Data science is a complex and rapidly evolving field. It is a daunting task to break into it, especially if you are self-taught like I am. I had no structured curriculum, so identifying the areas of focus was a bit of a guessing game for me.

So, to make it easy for anyone, here are the five areas you should focus on to land your first data science job.

Looking to break into data science? Take my free data science fundamentals course, and get started with regression and classification projects!

Data manipulation

First, you need to know how to get your data and manipulate it.

Chances are that you must access a database to extract your dataset. It is primordial that you know your SQL basics. At the very least, you should know how to:

  • query data between two dates
  • join tables together
  • filter your table

Of course, mastering window functions and common table expressions (CTEs) is a plus.

Then, once you have your data, you must know how to manipulate it. Real-life datasets are nasty. They have missing values, outliers, and columns have obscure labels. Therefore, you must know how to tackle these different issues and extract meaningful information.

For any data manipulation, Pandas and NumPy are essential.

Know your algorithms

Second, you must know your algorithms.

Regression, classification and clustering tasks are common for data scientists. You must know how to implement algorithms for each task. You should also have some intuition about which algorithm works best in general.

Here is a list of the basic algorithms you must know:

Regression

  • Linear regression
  • Lasso and Ridge regression
  • Decision Trees (random forest, bagging, boosting)

Classification

  • Logistic regression
  • Decision trees
  • SVM

Clustering

  • K-means clustering
  • Hierarchical clustering

I did not include any deep learning in this list, because entry-level jobs rarely require it. My recommendation is to focus on the basics first before moving on to deep learning, if you ever need to.

Interpret your evaluation metrics

Third, you must have a deep understanding of your evaluation metrics.
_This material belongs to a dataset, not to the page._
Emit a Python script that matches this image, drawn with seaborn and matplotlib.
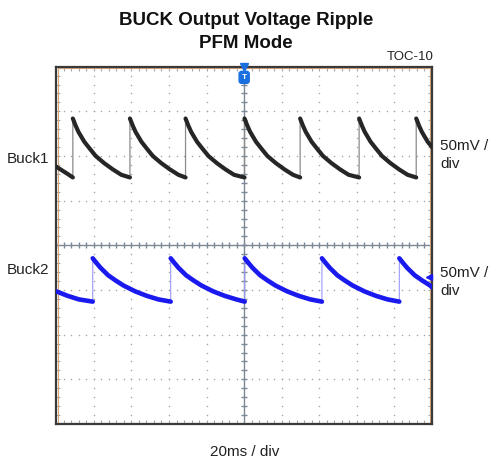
import numpy as np
import pandas as pd
import matplotlib
matplotlib.use("Agg")
import matplotlib.pyplot as plt
import seaborn as sns
from matplotlib.patches import Rectangle

# ---- data (time in ms, screen voltage in mV; 20 ms/div, 50 mV/div) ----
buck1_t = [0, 3, 6, 8.8,
           8.8, 10.3, 11.8, 14.9, 17.9, 21.0, 25.5, 30.1, 34.6, 39.2,
           39.2, 40.7, 42.2, 45.3, 48.3, 51.4, 55.9, 60.5, 65.0, 68.8,
           68.8, 70.3, 71.8, 74.9, 77.9, 81.0, 85.5, 90.1, 94.6, 100.2,
           100.2, 101.7, 103.2, 106.3, 109.3, 112.4, 116.9, 121.5, 126.0, 129.8,
           129.8, 131.3, 132.8, 135.9, 138.9, 142.0, 146.5, 151.1, 155.6, 161.2,
           161.2, 162.7, 164.2, 167.3, 170.3, 173.4, 177.9, 182.5, 187.0, 191.6,
           191.6, 193.1, 194.6, 197.7, 200]
buck1_v = [88, 84, 80, 76,
           142, 134, 127, 116, 108, 100, 92, 85, 79, 76,
           142, 134, 127, 116, 108, 100, 92, 85, 79, 76,
           142, 134, 127, 116, 108, 100, 92, 85, 79, 76,
           142, 134, 127, 116, 108, 100, 92, 85, 79, 76,
           142, 134, 127, 116, 108, 100, 92, 85, 79, 76,
           142, 134, 127, 116, 108, 100, 92, 85, 79, 76,
           142, 134, 127, 116, 110]

buck2_t = [0, 6, 12, 19.4,
           19.4, 21.5, 23.5, 27.6, 31.7, 35.8, 42.0, 48.1, 54.3, 60.9,
           60.9, 63.0, 65.0, 69.1, 73.2, 77.3, 83.5, 89.6, 95.8, 100.3,
           100.3, 102.4, 104.4, 108.5, 112.6, 116.7, 122.9, 129.0, 135.2, 141.4,
           141.4, 143.5, 145.5, 149.6, 153.7, 157.8, 164.0, 170.1, 176.3, 182.6,
           182.6, 184.7, 186.7, 190.8, 194.9, 199.0, 200]
buck2_v = [-51.5, -56.5, -60.5, -63,
           -14.5, -20, -25, -33.5, -39.5, -45, -51.5, -56.5, -60.5, -63,
           -14.5, -20, -25, -33.5, -39.5, -45, -51.5, -56.5, -60.5, -63,
           -14.5, -20, -25, -33.5, -39.5, -45, -51.5, -56.5, -60.5, -63,
           -14.5, -20, -25, -33.5, -39.5, -45, -51.5, -56.5, -60.5, -63,
           -14.5, -20, -25, -33.5, -39.5, -45, -47]

title = "BUCK Output Voltage Ripple\nPFM Mode"
x_label = "20ms / div"
ch_labels = ["Buck1", "Buck2"]
scale_label = "50mV /\ndiv"
toc_label = "TOC-10"

X_DIVS, Y_DIVS = 10, 8
MS_PER_DIV, MV_PER_DIV = 20, 50

sns.set_theme(style="white")
plt.rcParams["font.family"] = ["Liberation Sans", "DejaVu Sans"]

W, H = 494, 465
fig = plt.figure(figsize=(W / 100, H / 100), dpi=100)
ax = fig.add_axes([56.3 / W, 1 - 424 / H, (432 - 56.3) / W, (424 - 66.7) / H])

xmax = X_DIVS * MS_PER_DIV
ymax = Y_DIVS / 2 * MV_PER_DIV
ax.set_xlim(0, xmax)
ax.set_ylim(-ymax, ymax)

grid_c = "#a6a6a6"
xs_major = np.arange(0, xmax + 1e-9, MS_PER_DIV)
ys_major = np.arange(-ymax, ymax + 1e-9, MV_PER_DIV)
xs_minor = np.arange(0, xmax + 1e-9, MS_PER_DIV / 5)
ys_minor = np.arange(-ymax, ymax + 1e-9, MV_PER_DIV / 5)
for xg in xs_major[1:-1]:
    if abs(xg - xmax / 2) > 1e-6:
        ax.plot(np.full_like(ys_minor, xg), ys_minor, ls="none", marker="o",
                ms=1.1, color=grid_c, mec="none", zorder=1)
for yg in ys_major[1:-1]:
    if abs(yg) > 1e-6:
        ax.plot(xs_minor, np.full_like(xs_minor, yg), ls="none", marker="o",
                ms=1.1, color=grid_c, mec="none", zorder=1)
cc = "#7d8896"
ax.axvline(xmax / 2, color=cc, lw=1.0, zorder=1)
ax.axhline(0, color=cc, lw=1.0, zorder=1)
ax.plot(np.full_like(ys_minor, xmax / 2), ys_minor, ls="none", marker="_",
        ms=5, mew=1.0, color=cc, zorder=1)
ax.plot(xs_minor, np.zeros_like(xs_minor), ls="none", marker="|",
        ms=5, mew=1.0, color=cc, zorder=1)

ax.set_xticks(xs_minor)
ax.set_yticks(ys_minor)
ax.tick_params(axis="both", which="both", direction="in", length=3, width=0.8,
               color=grid_c, top=True, right=True, bottom=True, left=True,
               labelbottom=False, labelleft=False)

for s in ax.spines.values():
    s.set_color("#3a3a3a")
    s.set_linewidth(1.6)
ax.add_patch(Rectangle((0.004, 0.004), 0.992, 0.992, transform=ax.transAxes,
                       fill=False, ec="#d7a67c", lw=0.8, zorder=2))

def trace_df(t, v):
    t = np.asarray(t, float)
    v = np.asarray(v, float)
    seg = np.concatenate([[0], np.cumsum(np.diff(t) == 0)])
    return pd.DataFrame({"t": t, "v": v, "seg": seg})

d1 = trace_df(buck1_t, buck1_v)
d2 = trace_df(buck2_t, buck2_v)

sns.lineplot(data=d1, x="t", y="v", sort=False, estimator=None, color="#8a8a8a",
             lw=0.9, ax=ax, zorder=3)
sns.lineplot(data=d1, x="t", y="v", units="seg", sort=False, estimator=None,
             color="#262626", lw=3.0, ax=ax, zorder=4)
sns.lineplot(data=d2, x="t", y="v", sort=False, estimator=None, color="#9a9af5",
             lw=0.8, ax=ax, zorder=3)
sns.lineplot(data=d2, x="t", y="v", units="seg", sort=False, estimator=None,
             color="#1a1aee", lw=3.3, ax=ax, zorder=4)
ax.set_xlabel("")
ax.set_ylabel("")

# trigger marker
ax.plot([xmax / 2], [ymax], marker="v", ms=6, color="#1a6fe0", clip_on=False, zorder=6)
ax.text(xmax / 2, ymax - 8, "T", ha="center", va="top", color="white", fontsize=6,
        fontweight="bold", zorder=7,
        bbox=dict(boxstyle="round,pad=0.3", fc="#1a6fe0", ec="#1a6fe0"))
# channel marker
ax.plot([xmax - 1.5], [buck2_v[-1] + 12], marker="<", ms=4, color="#1a1aee",
        clip_on=False, zorder=6)

def ftext(x, y, s, **kw):
    fig.text(x / W, 1 - y / H, s, **kw)

ftext(246, 32, title, ha="center", va="center", fontsize=13.5, fontweight="bold",
      linespacing=1.45, color="#111111")
ftext(434, 57, toc_label, ha="right", va="center", fontsize=9.5, color="#222222")
ftext(7, 159, ch_labels[0], ha="left", va="center", fontsize=11, color="#222222")
ftext(7, 270, ch_labels[1], ha="left", va="center", fontsize=11, color="#222222")
ftext(440, 155, scale_label, ha="left", va="center", fontsize=11, color="#222222",
      linespacing=1.4)
ftext(440, 282, scale_label, ha="left", va="center", fontsize=11, color="#222222",
      linespacing=1.4)
ftext(245, 452, x_label, ha="center", va="center", fontsize=11, color="#222222")

fig.savefig("out.png", dpi=100)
Knowing how to interpret your evaluation metrics is key to landing your first job. We must realize that, as data scientists, we communicate with non-technical people. To them, recall, precision, F1-Score, or MAE have no meaning. It is part of our job to translate our scientific results into layman’s terms.

Also, you must know how to choose the appropriate metric for your problem. For example, I have interviewed candidates that used the accuracy to evaluate a classification model on an imbalanced dataset. Here, using an absolute metric is a huge mistake.

Thus, you must train your skills to choose the right metric for the right situation.

Hone the scientific method

The job title says it: were are scientists. It is essential to show that we follow the scientific method and that we conduct experiments.

There are many aspects to this area. First, let’s consider the creation of a robust test set. First of all, your test set should remain constant throughout your experiments. It should also be representative of the real-life application of your solution.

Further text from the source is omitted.